#### Data supplied:
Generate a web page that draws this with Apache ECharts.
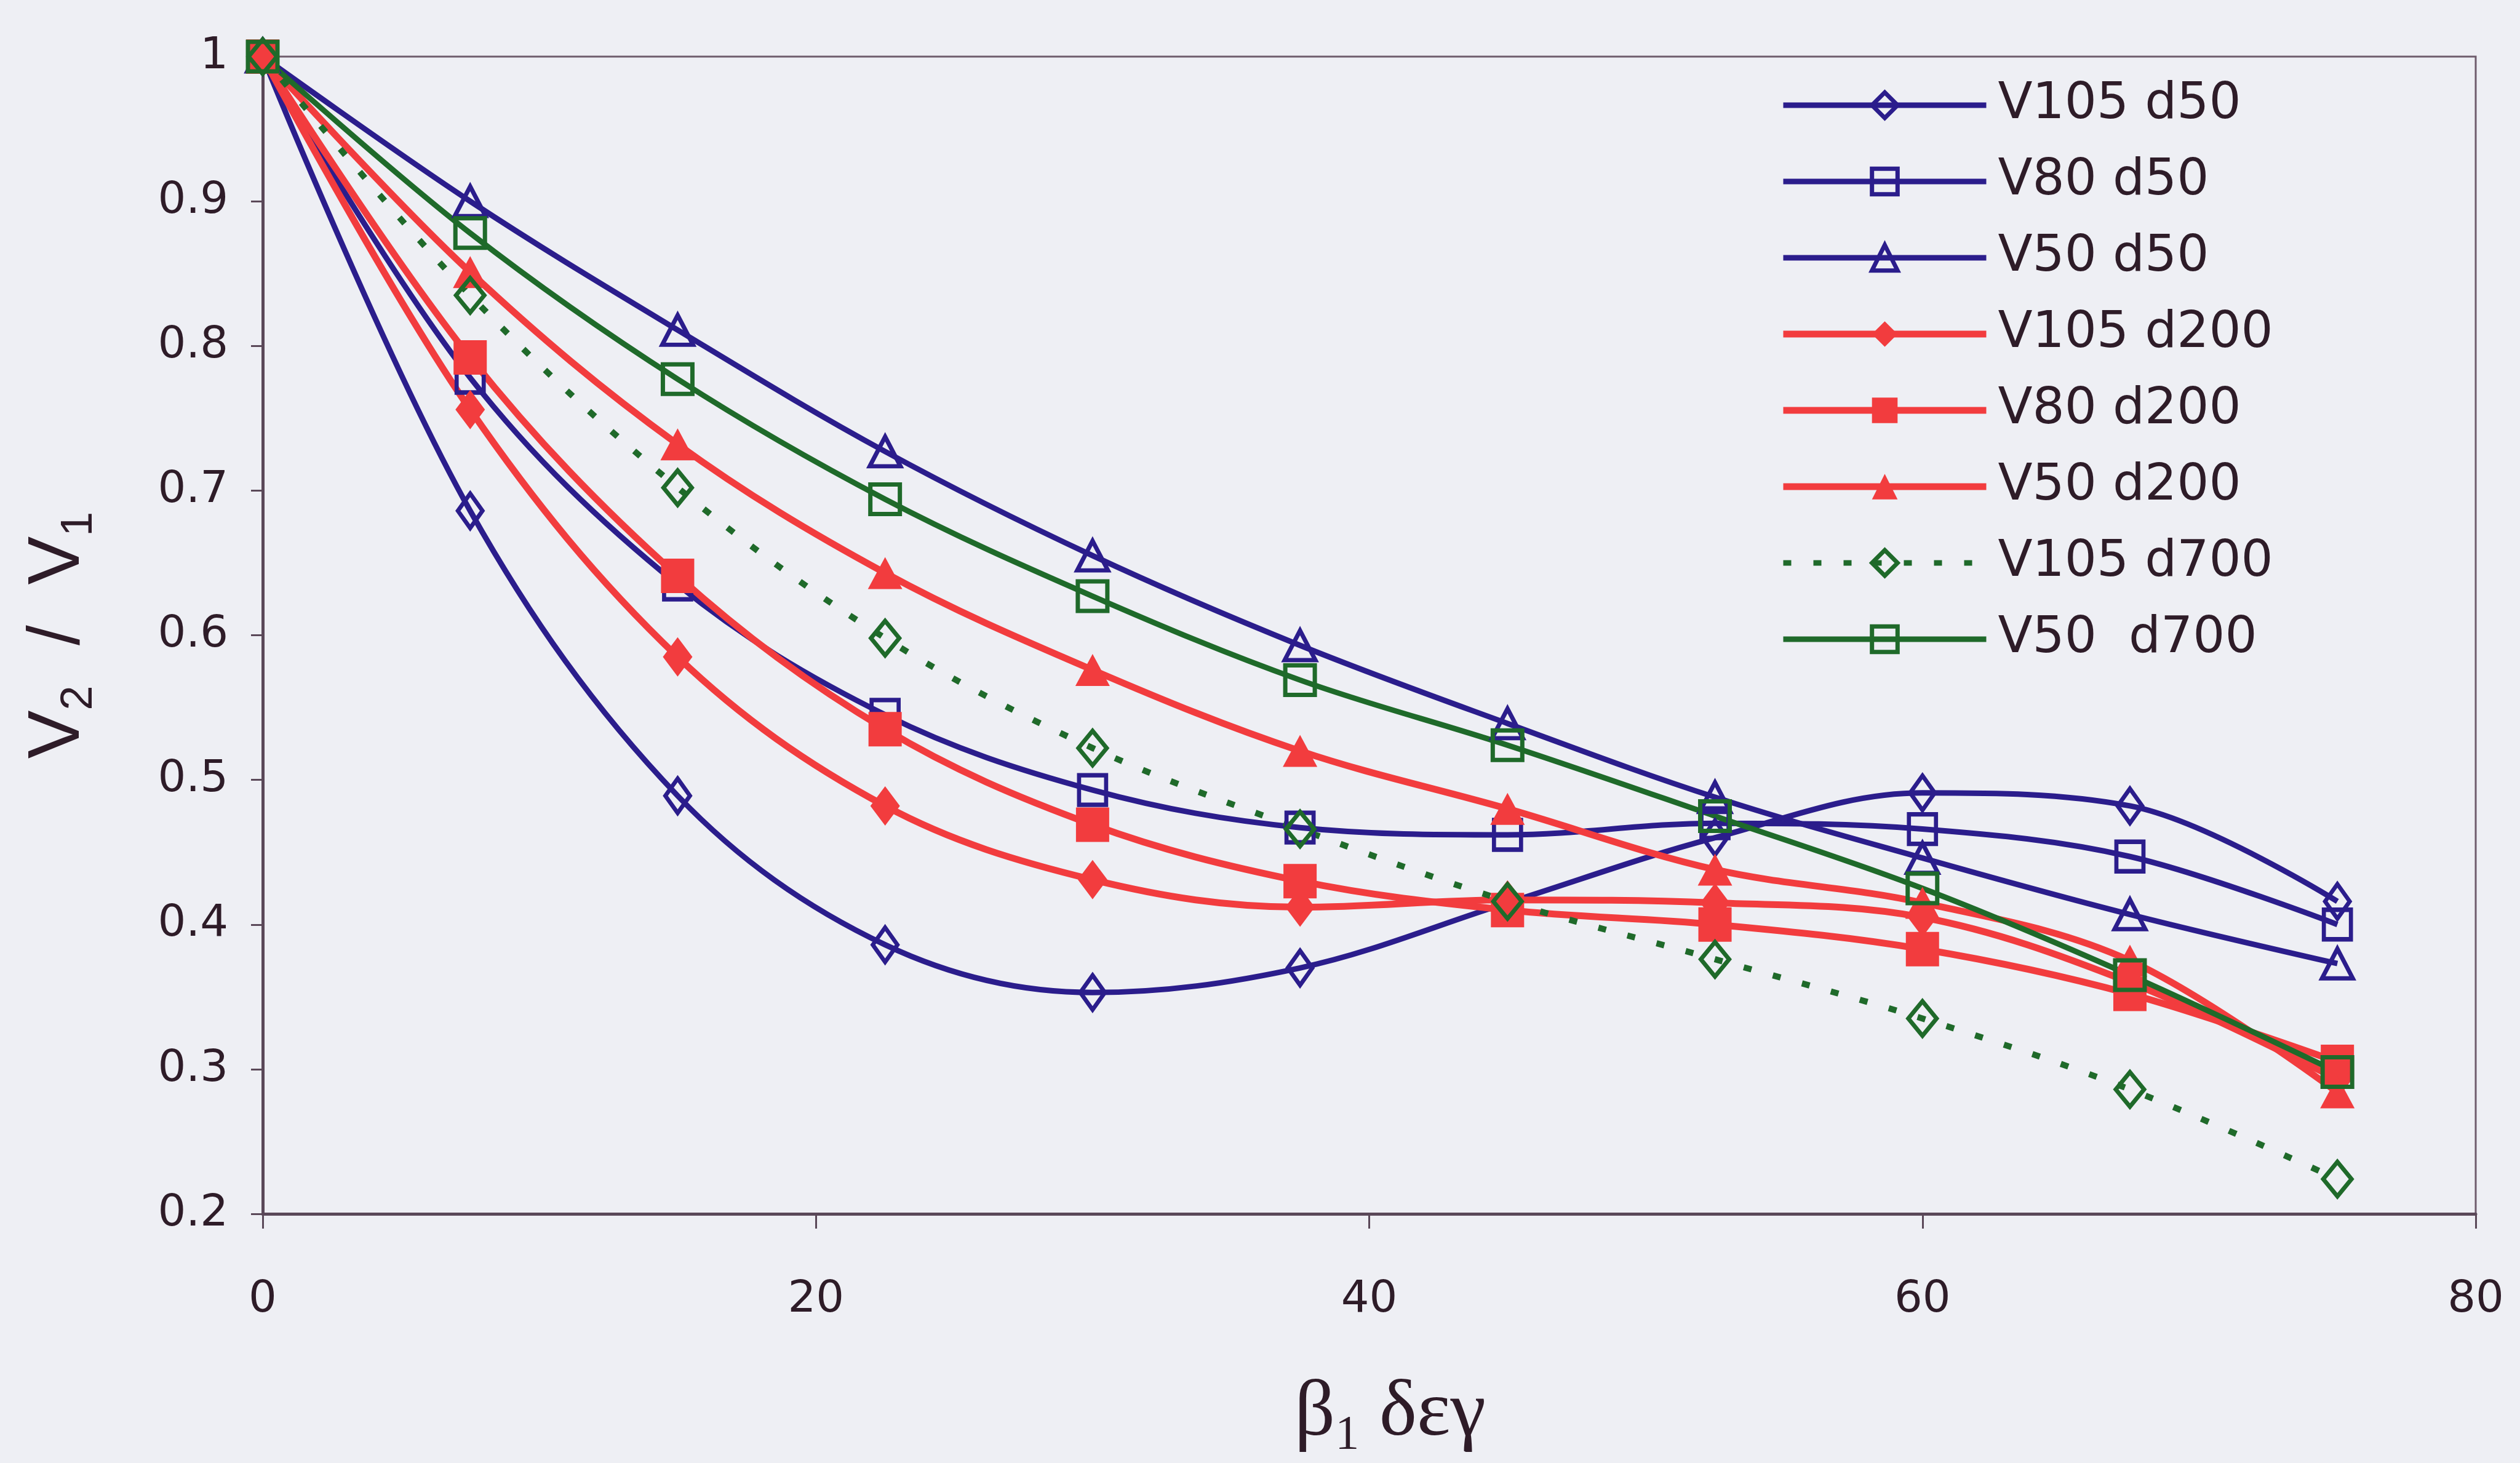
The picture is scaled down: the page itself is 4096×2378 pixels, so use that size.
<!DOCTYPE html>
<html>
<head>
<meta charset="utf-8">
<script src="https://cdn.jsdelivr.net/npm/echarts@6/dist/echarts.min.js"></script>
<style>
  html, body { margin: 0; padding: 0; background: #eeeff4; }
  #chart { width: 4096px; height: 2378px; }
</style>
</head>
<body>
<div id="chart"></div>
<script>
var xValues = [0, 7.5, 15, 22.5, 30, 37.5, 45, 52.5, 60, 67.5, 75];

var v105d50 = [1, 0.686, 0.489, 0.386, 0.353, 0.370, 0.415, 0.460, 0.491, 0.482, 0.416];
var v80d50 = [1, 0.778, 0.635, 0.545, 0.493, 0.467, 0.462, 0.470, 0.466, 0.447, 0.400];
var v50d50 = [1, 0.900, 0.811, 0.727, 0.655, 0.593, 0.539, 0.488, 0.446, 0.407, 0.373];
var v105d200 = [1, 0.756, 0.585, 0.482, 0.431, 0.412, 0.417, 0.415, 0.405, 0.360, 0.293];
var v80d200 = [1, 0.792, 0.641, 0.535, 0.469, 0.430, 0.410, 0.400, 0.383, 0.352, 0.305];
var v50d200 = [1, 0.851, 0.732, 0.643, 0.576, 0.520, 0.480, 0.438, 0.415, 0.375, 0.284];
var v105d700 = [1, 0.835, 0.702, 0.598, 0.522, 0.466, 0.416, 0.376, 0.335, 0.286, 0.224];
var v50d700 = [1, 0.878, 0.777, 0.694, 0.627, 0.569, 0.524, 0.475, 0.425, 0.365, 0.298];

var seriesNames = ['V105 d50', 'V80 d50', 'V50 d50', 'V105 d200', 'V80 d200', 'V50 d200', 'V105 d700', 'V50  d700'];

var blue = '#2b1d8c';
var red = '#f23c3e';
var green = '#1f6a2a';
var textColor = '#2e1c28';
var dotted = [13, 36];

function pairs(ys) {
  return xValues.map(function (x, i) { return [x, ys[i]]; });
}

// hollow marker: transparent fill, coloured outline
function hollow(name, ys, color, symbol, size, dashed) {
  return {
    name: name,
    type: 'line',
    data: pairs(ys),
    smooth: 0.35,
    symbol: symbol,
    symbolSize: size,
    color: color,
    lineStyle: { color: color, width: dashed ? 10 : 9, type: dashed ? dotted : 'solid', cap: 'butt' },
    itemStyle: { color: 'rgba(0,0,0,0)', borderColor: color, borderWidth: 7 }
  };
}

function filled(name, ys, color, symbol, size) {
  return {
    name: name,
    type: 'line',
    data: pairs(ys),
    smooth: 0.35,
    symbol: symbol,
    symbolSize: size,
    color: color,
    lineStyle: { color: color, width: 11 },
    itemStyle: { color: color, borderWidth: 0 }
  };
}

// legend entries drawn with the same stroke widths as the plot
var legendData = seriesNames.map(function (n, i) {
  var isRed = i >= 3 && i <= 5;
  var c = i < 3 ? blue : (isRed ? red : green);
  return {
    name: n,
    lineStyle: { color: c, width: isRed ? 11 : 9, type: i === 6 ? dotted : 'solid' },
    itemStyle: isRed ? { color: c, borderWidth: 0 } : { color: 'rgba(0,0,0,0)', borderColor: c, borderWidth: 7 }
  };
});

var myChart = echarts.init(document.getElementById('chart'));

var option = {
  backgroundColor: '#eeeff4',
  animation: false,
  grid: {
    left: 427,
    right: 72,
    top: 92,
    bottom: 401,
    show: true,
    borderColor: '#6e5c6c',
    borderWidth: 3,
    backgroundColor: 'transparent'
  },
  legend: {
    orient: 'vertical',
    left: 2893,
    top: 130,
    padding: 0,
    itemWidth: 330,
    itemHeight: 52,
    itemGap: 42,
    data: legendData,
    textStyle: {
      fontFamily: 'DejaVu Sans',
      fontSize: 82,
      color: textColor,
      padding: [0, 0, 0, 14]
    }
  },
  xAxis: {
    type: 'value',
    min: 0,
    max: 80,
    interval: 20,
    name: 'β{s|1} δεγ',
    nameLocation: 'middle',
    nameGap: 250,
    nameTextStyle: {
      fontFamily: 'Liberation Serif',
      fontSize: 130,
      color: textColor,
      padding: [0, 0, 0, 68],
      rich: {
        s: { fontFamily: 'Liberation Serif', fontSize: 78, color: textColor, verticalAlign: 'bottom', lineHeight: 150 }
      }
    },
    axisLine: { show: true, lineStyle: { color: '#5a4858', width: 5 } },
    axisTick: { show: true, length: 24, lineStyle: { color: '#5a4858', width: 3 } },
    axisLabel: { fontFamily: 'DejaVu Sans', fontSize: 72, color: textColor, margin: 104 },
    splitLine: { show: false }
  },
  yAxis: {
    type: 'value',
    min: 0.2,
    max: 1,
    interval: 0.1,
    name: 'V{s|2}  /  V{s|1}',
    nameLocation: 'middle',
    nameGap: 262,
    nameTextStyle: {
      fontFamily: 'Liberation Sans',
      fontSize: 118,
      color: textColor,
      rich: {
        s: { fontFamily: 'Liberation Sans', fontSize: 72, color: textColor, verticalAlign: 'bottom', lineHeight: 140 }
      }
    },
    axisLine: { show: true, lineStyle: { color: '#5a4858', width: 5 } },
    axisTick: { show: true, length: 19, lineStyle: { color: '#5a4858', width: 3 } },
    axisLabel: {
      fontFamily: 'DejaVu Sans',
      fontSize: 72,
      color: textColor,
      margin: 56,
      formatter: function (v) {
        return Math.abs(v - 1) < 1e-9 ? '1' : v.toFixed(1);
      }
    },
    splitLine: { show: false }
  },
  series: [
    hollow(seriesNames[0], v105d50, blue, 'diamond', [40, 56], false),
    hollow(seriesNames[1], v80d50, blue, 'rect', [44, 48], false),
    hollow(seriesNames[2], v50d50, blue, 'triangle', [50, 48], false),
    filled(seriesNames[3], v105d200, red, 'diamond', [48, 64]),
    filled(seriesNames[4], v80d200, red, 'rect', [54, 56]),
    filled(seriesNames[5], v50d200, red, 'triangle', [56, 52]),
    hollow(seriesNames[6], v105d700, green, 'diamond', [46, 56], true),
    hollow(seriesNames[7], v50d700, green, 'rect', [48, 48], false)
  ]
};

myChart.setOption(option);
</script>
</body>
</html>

--

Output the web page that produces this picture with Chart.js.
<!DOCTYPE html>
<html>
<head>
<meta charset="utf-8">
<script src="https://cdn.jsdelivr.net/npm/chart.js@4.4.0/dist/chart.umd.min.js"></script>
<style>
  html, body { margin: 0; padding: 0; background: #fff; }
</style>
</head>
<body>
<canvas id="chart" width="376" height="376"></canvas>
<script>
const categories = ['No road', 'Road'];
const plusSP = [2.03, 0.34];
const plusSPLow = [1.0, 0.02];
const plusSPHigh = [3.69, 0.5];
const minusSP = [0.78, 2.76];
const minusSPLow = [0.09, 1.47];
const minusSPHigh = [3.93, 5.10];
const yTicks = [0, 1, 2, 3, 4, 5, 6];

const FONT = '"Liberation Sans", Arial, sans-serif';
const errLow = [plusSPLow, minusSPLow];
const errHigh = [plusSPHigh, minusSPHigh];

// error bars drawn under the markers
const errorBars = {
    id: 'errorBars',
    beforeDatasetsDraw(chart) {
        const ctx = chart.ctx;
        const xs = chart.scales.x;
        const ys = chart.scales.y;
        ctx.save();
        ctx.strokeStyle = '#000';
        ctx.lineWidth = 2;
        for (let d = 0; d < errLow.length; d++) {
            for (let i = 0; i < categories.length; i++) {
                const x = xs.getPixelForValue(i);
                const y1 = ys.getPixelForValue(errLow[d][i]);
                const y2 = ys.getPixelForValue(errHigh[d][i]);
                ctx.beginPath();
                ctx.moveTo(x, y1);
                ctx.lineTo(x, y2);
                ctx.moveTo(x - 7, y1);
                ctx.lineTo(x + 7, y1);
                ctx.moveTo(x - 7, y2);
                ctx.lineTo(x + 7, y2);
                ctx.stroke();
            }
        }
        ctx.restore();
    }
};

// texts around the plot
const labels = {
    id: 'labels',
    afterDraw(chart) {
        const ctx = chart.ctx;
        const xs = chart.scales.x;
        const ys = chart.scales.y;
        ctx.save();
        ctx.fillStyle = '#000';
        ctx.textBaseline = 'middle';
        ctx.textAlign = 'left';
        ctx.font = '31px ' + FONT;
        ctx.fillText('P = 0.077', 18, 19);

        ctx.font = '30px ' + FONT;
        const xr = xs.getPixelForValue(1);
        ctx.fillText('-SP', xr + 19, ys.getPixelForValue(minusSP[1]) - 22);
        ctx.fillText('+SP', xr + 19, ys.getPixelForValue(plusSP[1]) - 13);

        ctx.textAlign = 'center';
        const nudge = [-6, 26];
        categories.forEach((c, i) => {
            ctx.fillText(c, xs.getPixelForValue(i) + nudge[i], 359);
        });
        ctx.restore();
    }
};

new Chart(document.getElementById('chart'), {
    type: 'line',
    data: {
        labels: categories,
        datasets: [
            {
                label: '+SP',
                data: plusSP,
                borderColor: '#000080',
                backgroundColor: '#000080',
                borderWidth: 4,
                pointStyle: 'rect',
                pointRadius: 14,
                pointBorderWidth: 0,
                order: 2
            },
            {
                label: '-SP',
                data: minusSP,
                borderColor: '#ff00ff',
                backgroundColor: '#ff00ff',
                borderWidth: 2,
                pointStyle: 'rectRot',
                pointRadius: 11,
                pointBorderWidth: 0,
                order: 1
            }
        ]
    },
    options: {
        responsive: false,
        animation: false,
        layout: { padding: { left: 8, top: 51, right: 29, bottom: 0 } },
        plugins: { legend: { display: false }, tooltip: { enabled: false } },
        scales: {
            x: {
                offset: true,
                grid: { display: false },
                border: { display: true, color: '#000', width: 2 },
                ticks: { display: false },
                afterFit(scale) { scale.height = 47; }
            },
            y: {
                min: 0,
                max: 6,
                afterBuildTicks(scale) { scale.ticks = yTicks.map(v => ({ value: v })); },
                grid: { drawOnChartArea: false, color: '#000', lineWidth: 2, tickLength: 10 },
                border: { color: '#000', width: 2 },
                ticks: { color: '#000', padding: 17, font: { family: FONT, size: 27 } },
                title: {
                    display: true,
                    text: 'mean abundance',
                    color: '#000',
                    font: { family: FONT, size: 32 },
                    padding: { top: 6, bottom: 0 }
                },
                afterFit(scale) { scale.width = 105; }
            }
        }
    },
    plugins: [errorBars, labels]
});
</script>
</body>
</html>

#### What you have to do:
Pull every line containing "page" from the material above.

#### Written reply:
Generate a web page that draws this with Apache ECharts.
The picture is scaled down: the page itself is 4096×2378 pixels, so use that size.
Output the web page that produces this picture with Chart.js.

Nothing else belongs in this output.